The inputs to ML are sentiment analysis along with viewing patterns of consumers. These are applied for content discoverability, recommendations, personalised dynamic ad-insertions and content production investment decisions. In summary, there is no best-way to execute ML in a business. Yet, consider best-of-the-breed toolset for each task. It is important to not get swamped by just platform in a ‘box’.
Integrating the content lake with ML, and the security (of content lake as well as means by which service providers/applications access content) holds utmost importance. Also, selection of the cloud platform can be chosen on the basis of the eco-system on which the company thrives. The workflow and the flywheel best suited for one’s business, should be built in accordance with the company’s requirements and priorities, with augmented ‘human’ element being of key essence.

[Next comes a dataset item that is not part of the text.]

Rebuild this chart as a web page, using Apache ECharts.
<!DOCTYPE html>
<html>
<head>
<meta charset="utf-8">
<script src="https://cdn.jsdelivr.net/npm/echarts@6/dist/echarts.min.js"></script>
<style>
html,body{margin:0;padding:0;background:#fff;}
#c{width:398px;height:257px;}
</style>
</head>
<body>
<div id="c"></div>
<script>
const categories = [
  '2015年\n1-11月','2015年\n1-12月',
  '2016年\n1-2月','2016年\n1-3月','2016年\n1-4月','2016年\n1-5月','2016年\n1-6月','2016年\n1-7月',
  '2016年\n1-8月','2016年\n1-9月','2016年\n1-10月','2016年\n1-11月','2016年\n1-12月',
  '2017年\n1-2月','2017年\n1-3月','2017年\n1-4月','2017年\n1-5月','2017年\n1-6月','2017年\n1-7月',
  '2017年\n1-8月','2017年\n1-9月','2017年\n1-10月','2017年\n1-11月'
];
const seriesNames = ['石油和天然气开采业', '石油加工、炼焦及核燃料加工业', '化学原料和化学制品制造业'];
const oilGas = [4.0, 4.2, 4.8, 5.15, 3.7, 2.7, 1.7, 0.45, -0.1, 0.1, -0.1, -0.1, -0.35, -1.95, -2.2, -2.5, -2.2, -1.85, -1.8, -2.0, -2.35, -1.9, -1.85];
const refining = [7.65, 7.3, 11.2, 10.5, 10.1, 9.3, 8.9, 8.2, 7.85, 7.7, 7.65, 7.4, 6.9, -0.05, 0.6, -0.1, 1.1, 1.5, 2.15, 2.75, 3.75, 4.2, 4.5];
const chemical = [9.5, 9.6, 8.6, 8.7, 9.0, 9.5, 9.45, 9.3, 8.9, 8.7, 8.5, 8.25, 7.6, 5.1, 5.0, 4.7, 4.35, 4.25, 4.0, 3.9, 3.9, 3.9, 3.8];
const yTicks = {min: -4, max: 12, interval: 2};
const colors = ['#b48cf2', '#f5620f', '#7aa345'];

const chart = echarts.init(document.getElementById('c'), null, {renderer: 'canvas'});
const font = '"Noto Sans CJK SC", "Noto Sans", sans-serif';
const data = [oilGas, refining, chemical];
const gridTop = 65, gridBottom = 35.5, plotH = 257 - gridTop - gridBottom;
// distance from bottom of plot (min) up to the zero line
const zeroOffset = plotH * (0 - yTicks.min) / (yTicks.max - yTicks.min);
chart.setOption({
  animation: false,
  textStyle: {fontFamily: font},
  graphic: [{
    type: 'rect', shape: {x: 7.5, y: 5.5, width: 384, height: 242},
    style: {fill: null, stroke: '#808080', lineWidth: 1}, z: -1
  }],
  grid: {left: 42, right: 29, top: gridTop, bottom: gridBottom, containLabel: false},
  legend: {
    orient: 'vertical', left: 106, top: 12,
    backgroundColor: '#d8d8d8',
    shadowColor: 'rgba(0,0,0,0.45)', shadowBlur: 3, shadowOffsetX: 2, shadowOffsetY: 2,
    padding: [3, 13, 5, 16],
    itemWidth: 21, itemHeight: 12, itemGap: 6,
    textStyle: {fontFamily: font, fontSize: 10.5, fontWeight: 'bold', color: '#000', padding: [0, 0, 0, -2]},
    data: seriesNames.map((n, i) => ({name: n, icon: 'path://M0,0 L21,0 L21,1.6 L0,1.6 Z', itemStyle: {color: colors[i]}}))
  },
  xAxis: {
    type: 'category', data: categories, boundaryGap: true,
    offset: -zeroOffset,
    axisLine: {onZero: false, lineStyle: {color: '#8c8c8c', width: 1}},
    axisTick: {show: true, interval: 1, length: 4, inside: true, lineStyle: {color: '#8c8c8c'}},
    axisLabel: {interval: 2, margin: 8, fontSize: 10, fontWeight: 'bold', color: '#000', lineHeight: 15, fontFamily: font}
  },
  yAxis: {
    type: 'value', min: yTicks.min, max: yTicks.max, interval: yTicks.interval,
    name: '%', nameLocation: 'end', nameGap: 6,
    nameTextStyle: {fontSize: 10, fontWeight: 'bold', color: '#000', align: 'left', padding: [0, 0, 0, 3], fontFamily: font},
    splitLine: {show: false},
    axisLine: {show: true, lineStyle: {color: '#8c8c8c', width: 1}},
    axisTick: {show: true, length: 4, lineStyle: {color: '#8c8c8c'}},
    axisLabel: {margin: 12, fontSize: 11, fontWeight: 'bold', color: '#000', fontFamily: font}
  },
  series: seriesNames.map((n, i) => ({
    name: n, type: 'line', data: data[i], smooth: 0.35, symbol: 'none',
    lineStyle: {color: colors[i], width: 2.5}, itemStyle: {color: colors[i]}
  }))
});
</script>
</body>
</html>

The future belongs to those who are swift at accommodating new fads, and getting done with redundant technologies. As organisations in every sector clamber to deploy ML in practical instances, the big players have been taking advantage of advanced algorithms and personalisation for some time now. AI is the answer to some grim challenges hurled at the media industry, since it can be used to analyse the appetite of the target audience. While it looks like the next big revolution, accompanying this technology with cloud services, is a double-whammy for a media house, and a sure road to success. Realise. Re-invent.